(ECNS) --Passengers on trains K396, Z180 and K1178 were finally rescued after being stranded at Luopoling Railway Station in Mentougou District, Beijing amid heavy rain for 105 hours.
On the morning of July 30, train K396 from the Inner Mongolia Autonomous Region was assumed to arrive at Beijing Fengtai Station in an hour, but was forced to stop at the Luopoling Station on the Fengtai-Shacheng line to avoid heavy rainfall.
Part of the Fengtai-Shacheng line collapsed and was temporarily closed. Except for K396, both trains Z180 and K1178, from Urumqi, Xinjiang Uyghur Autonomous Region, and Yinchuan, Ningxia HuiAutonomous Region, respectively, were ordered to stop temporarily. The local railway department conducted emergency repairs immediately.
However, with the holdup prolonged, food and water on the train were in short supply, as the chief conductor Yang Long had worried.
According to Zhao Yang, a train attendant, all food had been sold out after lunch at around 12:50 p.m. on July 30.
“When the instant noodles were sold out, we quickly started the emergency plan and sold supply materials, but they were all snapped up in the afternoon,” Zhao said.
More than 900 passengers on K396 quickly consumed all food reserves on the train, forcing the chief conductor to contact the Luopoling Station for help.
The Luopoling, a freight station, is not able to accommodate passengers or has ready-made food. Ma Ruixin, the stationmaster of the station, contacted stores in the nearby Luopoling community and sent the first batch of relief supplies to the train in heavy rain.
At 5 p.m. on July 30, train K396 had been stranded for more than four hours, with no supplies left and no break in the downpour.
Subsequent landslides meant Ma could not reach the train with the second batch of supplies.
Passengers who gathered in the dining carriage grew increasingly restless.
“They repeatedly asked the chief conductor why the train had stopped so long,” Zhao said.
“We worried that they would fight for food and water, which might lead to stampedes,” she said, adding that she had to stand on a chair to dissuade them due to her stature.
A video clip shot by passengers recording her standing on a chair rapidly spread online and got reposted by media outlets.
The elderly and children were first in line to have dinner amid limited supplies.
On July 31, there were only 20 kilograms of potatoes and a little rice left on the train, which meant that not everyone could have breakfast. Yang still insisted on distributing breakfast to the elderly and children first.
That morning, the train was informed the ruined section of the railway had been repaired and that services could resume. However, more serious landslides in some sections caused by flooding once again disrupted railway operations, with trains K396 and Z180 forced to stop again.

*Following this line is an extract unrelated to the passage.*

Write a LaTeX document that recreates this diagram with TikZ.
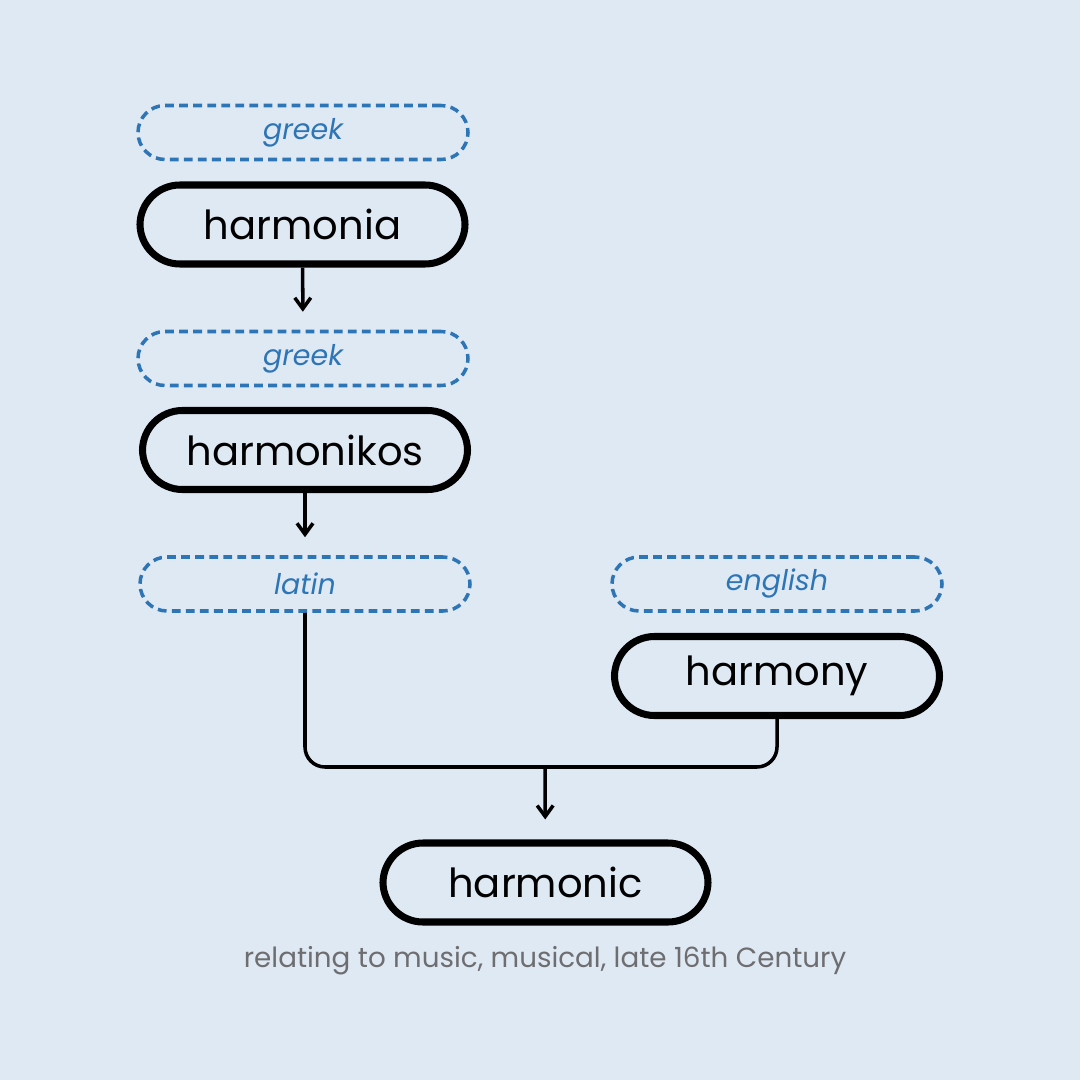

What's worse, trains K396, Z180, K1178 lost contract with the Luopoling Station, with over 2,800 passengers waiting anxiously.
Rescue teams made every effort to reach the stranded trains via road, railway or mountain route.
At the same time, the water level of Luopoling Reservoir next to the Luopoling Station exceeded the flood limit, forcing passengers on train K396 to be evacuated to the nearby Luopoling community.
However, the community comprises merely 100 households, while passenger numbers exceeded 900. Therefore, only the elderly and children were hosted indoors, and the rest, in the open square.
From noon to dark, more than 20 crew members remained in the rain to prepare for an emergency.
Despite the continuing rain, conditions were finally confirmed safe at 12:00 a.m. for passengers in the square to return to their carriages.
At 5 a.m. on August 1, rising floodwaters again forced passengers off the train.
Meanwhile, the rescue forces moved hardly. After about seven hours of trekking, they finally reached train K396 at 4 p.m. the same day.
“We saw hope when we spotted the rescue teams,” Zhao said.
Rescuers who arrived in advance cleared a rescue channel, and got through with the outside world by satellite phones. Then a batch of relief supplies from a 40-member rescue team arrived at the Luopoling Station.
In the afternoon of August 1, another rescue team reached the Anjiazhuang Station where the train Z180 was stranded.
That evening, 500 armed police officers and soldiers arrived at Luopoling Station with food, clothes and medicine. In the early morning of the next day, the first batch of more than 300 passengers of Train K396 began to descend the mountain escorted by rescue teams. At 8: 00 a.m., they finally arrived at the Fengtai Station safely.
On the morning of August 2, the first batch of passengers of train Z180 were transferred to a safe site temporarily. And the remaining stranded passengers of K396, Z180 and K1178 were then transferred in batches with the joint efforts of the government, railway departments, fire rescue, armed police officers and soldiers and more.
As of August 3 morning, all passengers trapped by heavy rain had been transferred to safety after being stranded for 105 hours.